Alexis Shifflett

Personal information
- Full name: Alexis Ann Shifflett-Patterson
- Nickname: Lexi
- Born: May 12, 1996 (age 30) Owatonna, Minnesota, U.S
- Home town: Waseca, Minnesota, U.S
- Height: 5 ft 4 in (163 cm)

Sport
- Sport: Sitting volleyball
- Position: Setter
- Disability: Fibular hemimelia

Medal record
Women's sitting volleyball
Representing the United States
Paralympic Games
| Gold medal – first place | 2016 Rio de Janeiro | Team |
| Gold medal – first place | 2020 Tokyo | Team |
| Gold medal – first place | 2024 Paris | Team |
World Championship
| Silver medal – second place | 2014 Elblag | Team |
| Silver medal – second place | 2018 Arnhem | Team |
| Bronze medal – third place | 2022 Sarajevo | Team |
Parapan American Games
| Gold medal – first place | 2015 Toronto | Team |
| Gold medal – first place | 2019 Lima | Team |

= Alexis Shifflett =

American sitting volleyball player (born 1996)

Alexis Ann Shifflett-Patterson (born May 12, 1996) is an American sitting volleyball player.

==Early life==
Shifflett attended Waseca High School where she played softball and volleyball all four years. She was named the captain of her volleyball team her senior year. She was introduced to sitting volleyball at 15 years old, and made her first national team roster at 16 years old.

==Career==
Shifflett competed at the World Para Volleyball Championship and won silver medals in 2014 and 2018. She again competed at the World Championship in 2022 and won a bronze medal.
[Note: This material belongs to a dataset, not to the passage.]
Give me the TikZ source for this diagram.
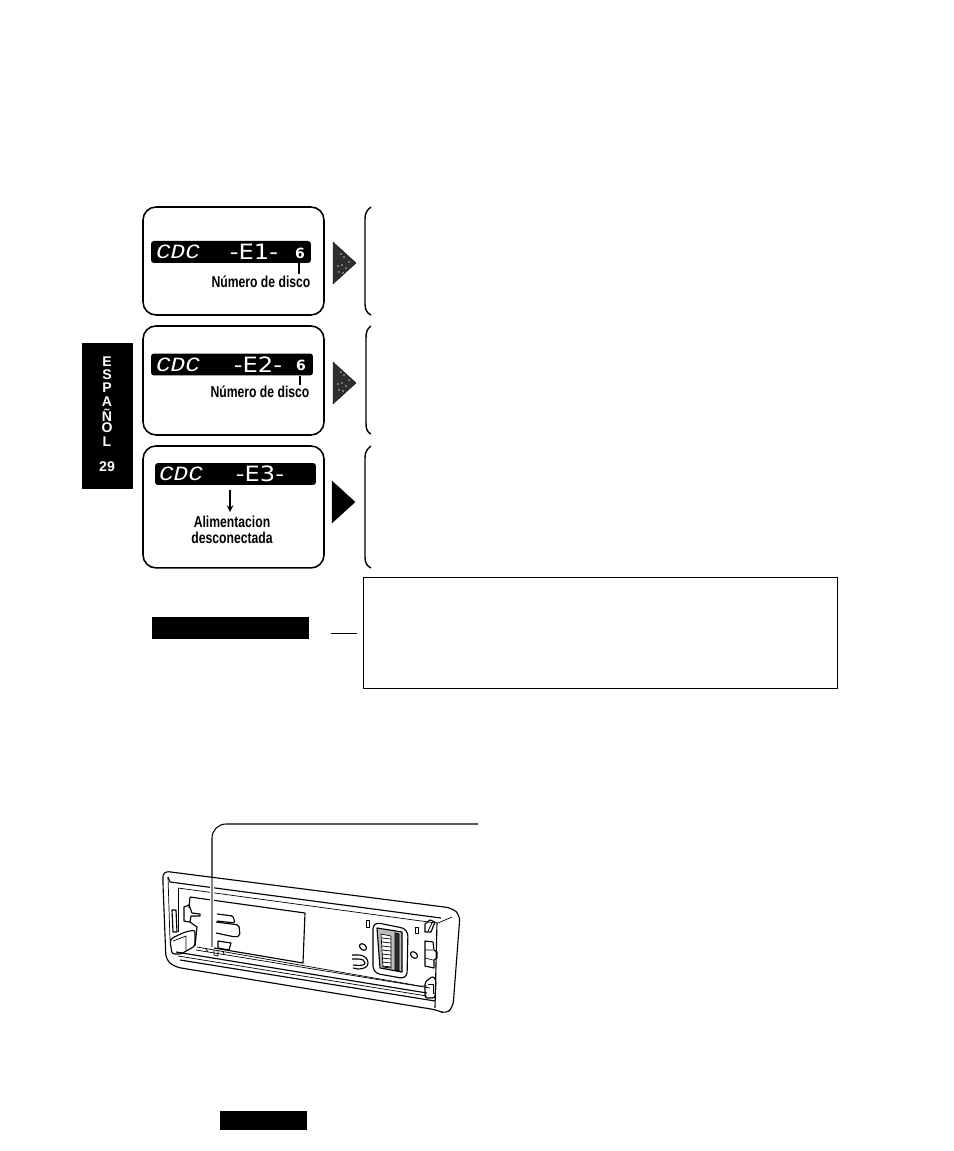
\documentclass[tikz,border=0pt]{standalone}
\usepackage{fontspec}
\setmainfont{Liberation Sans}
\newfontfamily\lcdfont{Liberation Mono}
\newfontfamily\segfont{DejaVu Sans}
\usetikzlibrary{positioning}
\definecolor{mnInk}{HTML}{000000}
\definecolor{mnTone}{HTML}{2E2E2E}
\definecolor{mnHalo}{HTML}{BDBDBD}

\begin{document}
\begin{tikzpicture}[
    x=0.02cm, y=-0.02cm,
    node distance=0.22cm,
    statebox/.style={draw=mnInk, line width=0.9pt, outer sep=0pt, rounded corners=0.26cm, minimum width=3.62cm, inner sep=0pt},
    lcd/.style={fill=mnInk, rounded corners=0.06cm, minimum width=3.2cm, minimum height=0.44cm, inner sep=0pt},
    lcdcode/.style={text=white, inner sep=0pt, font=\lcdfont\itshape\fontsize{11.5}{12}\selectfont, xscale=1.2},
    lcderror/.style={text=white, inner sep=0pt, font=\segfont\fontsize{12}{13}\selectfont, xscale=1.15},
    lcddisc/.style={text=white, inner sep=0pt, font=\segfont\bfseries\fontsize{8}{9}\selectfont},
    caption/.style={inner sep=0pt, align=center, xscale=0.77, font=\bfseries\fontsize{9}{9.2}\selectfont},
    tabtext/.style={text=white, inner sep=0pt, font=\bfseries\fontsize{8}{9}\selectfont},
    pointer/.style={draw=mnInk, fill=mnTone, line width=0.2pt},
    speck/.style={fill=mnHalo},
    bracket/.style={draw=mnInk, line width=0.8pt},
    part/.style={draw=mnInk, line width=0.65pt, line join=round},
    thin part/.style={draw=mnInk, line width=0.4pt, line join=round}
]
    \useasboundingbox (0,0) rectangle (953,1151);

    % language tab
    \node[fill=mnInk, minimum width=1.02cm, minimum height=2.92cm, inner sep=0pt] (tab) at (107.5,416) {};
    \node[tabtext] (tabE) at (107,362) {E};
    \node[tabtext] (tabS) at (107,375) {S};
    \node[tabtext] (tabP) at (107,388) {P};
    \node[tabtext] (tabA) at (107,402) {A};
    \node[tabtext] (tabN) at (107,415) {Ñ};
    \node[tabtext] (tabO) at (107,428) {O};
    \node[tabtext] (tabL) at (107,442) {L};
    \node[tabtext] (tabPage) at (107,467) {29};

    % state boxes
    \node[statebox, minimum height=2.16cm] (stateA) at (233.5,261) {};
    \node[statebox, minimum height=2.18cm, below=of stateA] (stateB) {};
    \node[statebox, minimum height=2.44cm, below=of stateB] (stateC) {};

    % displays
    \node[lcd] (lcdA) at (231,252) {};
    \node[lcd, minimum width=3.24cm] (lcdB) at (232,364.5) {};
    \node[lcd, minimum width=3.22cm] (lcdC) at (235.5,474) {};

    \node[lcdcode] (codeA) at (178,252) {CDC};
    \node[lcderror] (errorA) at (254,252) {-E1-};
    \node[lcddisc] (discA) at (300,253) {6};
    \node[lcdcode] (codeB) at (178,364.5) {CDC};
    \node[lcderror] (errorB) at (258,364.5) {-E2-};
    \node[lcddisc] (discB) at (301,365) {6};
    \node[lcdcode] (codeC) at (181,474) {CDC};
    \node[lcderror] (errorC) at (260,474) {-E3-};

    % captions
    \node[caption] (noteA) at (261,282) {Número de disco};
    \node[caption] (noteB) at (260,392) {Número de disco};
    \node[caption] (noteC) at (232,530) {Alimentacion\\desconectada};

    \coordinate (tickA) at (299,263);
    \coordinate (tickB) at (300,376);
    \coordinate (noteAtop) at (299,274);
    \coordinate (noteBtop) at (300,385);
    \coordinate (powerTop) at (230,490);
    \coordinate (powerEnd) at (230,512);
    \draw[line width=0.7pt] (tickA) -- (noteAtop);
    \draw[line width=0.7pt] (tickB) -- (noteBtop);
    \draw[->, >=stealth, line width=0.7pt] (powerTop) -- (powerEnd);

    % pointers
    \draw[pointer] (333,242) -- (356,263) -- (333,284) -- cycle;
    \draw[pointer] (333,362) -- (356,383) -- (333,404) -- cycle;
    \draw[pointer, fill=mnInk] (332,481) -- (355,502) -- (332,523) -- cycle;
    \foreach \speckX/\speckY in {341/254, 344/257, 338/266, 342/265, 346/268, 339/272, 343/273, 349/262} {
        \fill[speck] (\speckX,\speckY) circle (0.8);
        \fill[speck] (\speckX,\speckY+118) circle (0.8);
    }

    % brackets
    \draw[bracket] (371,207) .. controls (367,210) and (365,213) .. (365,219) -- (365,304) .. controls (365,310) and (367,313) .. (371,315);
    \draw[bracket] (371,326) .. controls (367,329) and (366,332) .. (366,338) -- (366,423) .. controls (366,429) and (367,432) .. (371,434);
    \draw[bracket] (371,446) .. controls (367,449) and (365,452) .. (365,458) -- (365,557) .. controls (365,563) and (367,566) .. (371,568);

    % note
    \node[draw=mnInk, line width=0.55pt, outer sep=0pt, minimum width=9.5cm, minimum height=2.22cm, inner sep=0pt] (note) at (600.5,632.5) {};
    \node[fill=mnInk, minimum width=3.14cm, minimum height=0.44cm, inner sep=0pt] (noteBar) at (230.5,628) {};
    \coordinate (noteTickA) at (331,633);
    \coordinate (noteTickB) at (357,633);
    \draw[line width=0.5pt] (noteTickA) -- (noteTickB);

    \node[fill=mnInk, minimum width=1.74cm, minimum height=0.38cm, inner sep=0pt] (footBar) at (263.5,1120.5) {};

    % panel outline
    \draw[part, rounded corners=0.12cm] (163,885) -- (163,871) -- (452,908) -- (460,915) -- (453,1007) -- (446,1014) -- (437,1010) -- (175,967) -- (166,960) -- cycle;
    \draw[part] (168,877) -- (170,882) -- (441,918);
    \draw[thin part] (168,877) -- (170,940);
    \draw[part] (437,922) -- (435,1008);
    \draw[thin part] (438,923) -- (452,917);
    \draw[thin part] (178,888) -- (436,923);
    \draw[thin part] (178,888) -- (178,932);

    % panel rails
    \draw[part] (176,952) -- (427,993);
    \draw[thin part] (178,956) -- (427,996);
    \draw[part] (180,960) -- (435,1001);
    \draw[thin part] (197,947) -- (420,986) -- (427,986);
    \draw[thin part] (196,950) -- (430,988);

    % window
    \draw[part] (190,897) -- (305,913) -- (303,963) -- (214,948);
    \draw[part] (190,897) -- (189,908);

    % left latch
    \draw[part] (172,910) -- (176,910) -- (177,932) -- (173,932) -- cycle;
    \draw[part] (184,907) -- (189,905) -- (192,913) -- (200,914) -- (200,916) -- (191,916) -- (190,922) -- (184,921) -- cycle;
    \draw[part] (190,922) -- (197,927) -- (195,946);
    \draw[part, rounded corners=0.05cm] (170,941) -- (172,954) -- (181,954) -- (195,946) -- (195,930) -- (185,932) -- (172,938) -- cycle;
    \draw[thin part] (173,941) -- (186,936) -- (186,950);

    % blocks behind the leader
    \draw[part, rounded corners=0.03cm] (217,914) -- (233,916) -- (235,923) -- (217,921);
    \draw[part, rounded corners=0.04cm] (216,922) -- (239,925) -- (240,936) -- (235,937) -- (216,933);
    \draw[part] (218,941) -- (231,943) -- (229,950) -- (218,948) -- cycle;
    \draw[thin part] (206,949) -- (208,952) (214,950) -- (214,955) -- (218,956) -- (218,951) (223,951) -- (224,954);

    % connector module
    \draw[part, rounded corners=0.14cm] (373,922) -- (408,929) -- (407,979) -- (373,973) -- cycle;
    \draw[part, fill=mnHalo] (377,928) -- (402,932) -- (402,972) -- (380,968) -- cycle;
    \draw[thin part, fill=white] (381,934) -- (391,936) -- (391,968) -- (383,967) -- cycle;
    \foreach \pinY in {938,942,...,966} {
        \draw[thin part] (382,\pinY) -- (391,\pinY+1);
    }
    \draw[line width=0.5pt, fill=mnTone] (395,933) -- (399,934) -- (399,971) -- (395,970) -- cycle;

    % small marks
    \draw[thin part] (366,920) rectangle (369,927);
    \draw[thin part] (415,927) rectangle (418,933);
    \draw[part, rotate around={-40:(363,947)}] (363,947) ellipse (4 and 2.8);
    \draw[part, rotate around={-40:(414,955)}] (414,955) ellipse (4 and 2.8);
    \draw[part] (352,955) -- (358,955) .. controls (366,955) and (368,960) .. (368,963) .. controls (368,967) and (364,969) .. (358,969) -- (353,968);
    \draw[part] (352,959) -- (358,959) .. controls (363,959) and (365,961) .. (365,963) .. controls (365,965) and (362,966) .. (353,965);

    % right side parts
    \draw[part] (425,924) -- (430,920) -- (435,922) -- (431,932) -- (425,932) -- cycle;
    \draw[thin part] (428,931) -- (432,923);
    \draw[part] (425,941) -- (433,942) -- (434,950) -- (437,952) -- (437,958) -- (434,960) -- (434,968) -- (425,966) -- cycle;
    \draw[thin part] (425,950) -- (433,950) (425,958) -- (433,960);
    \draw[part, rounded corners=0.05cm] (425,998) -- (425,982) -- (433,976) -- (436,980) -- (435,998) -- cycle;
    \draw[thin part] (428,984) -- (433,984) -- (433,994);

    % leader to the window, light where it crosses the panel
    \coordinate (leaderEnd) at (478,824);
    \coordinate (leaderCorner) at (212,824);
    \coordinate (leaderFoot) at (212,947);
    \draw[line width=2.2pt, white] (212,880) -- (leaderFoot);
    \draw[line width=0.6pt, rounded corners=0.28cm] (leaderEnd) -- (leaderCorner) -- (212,878);
    \draw[line width=0.6pt, mnHalo!70!black] (212,878) -- (leaderFoot);
\end{tikzpicture}
\end{document}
She represented the United States at the 2015 Parapan American Games and won a gold medal. She again represented the United States at the 2019 Parapan American Games and won a gold medal.

She represented the United States at the 2016 Summer Paralympics in sitting volleyball and won a gold medal. She again represented the United States at the 2020 Summer Paralympics in sitting volleyball and won a gold medal. On July 10, 2024, she was named to team USA's roster to compete at the 2024 Summer Paralympics.

==Personal life==
Shifflett was born to John and Katie Shifflett, and has two sisters named Natalie and Michaela. She was born with fibular hemimelia, and without her ankle bones and a few toes on her right leg. She had her foot amputated at nine months old.

She married Alexander Patterson on November 27, 2021.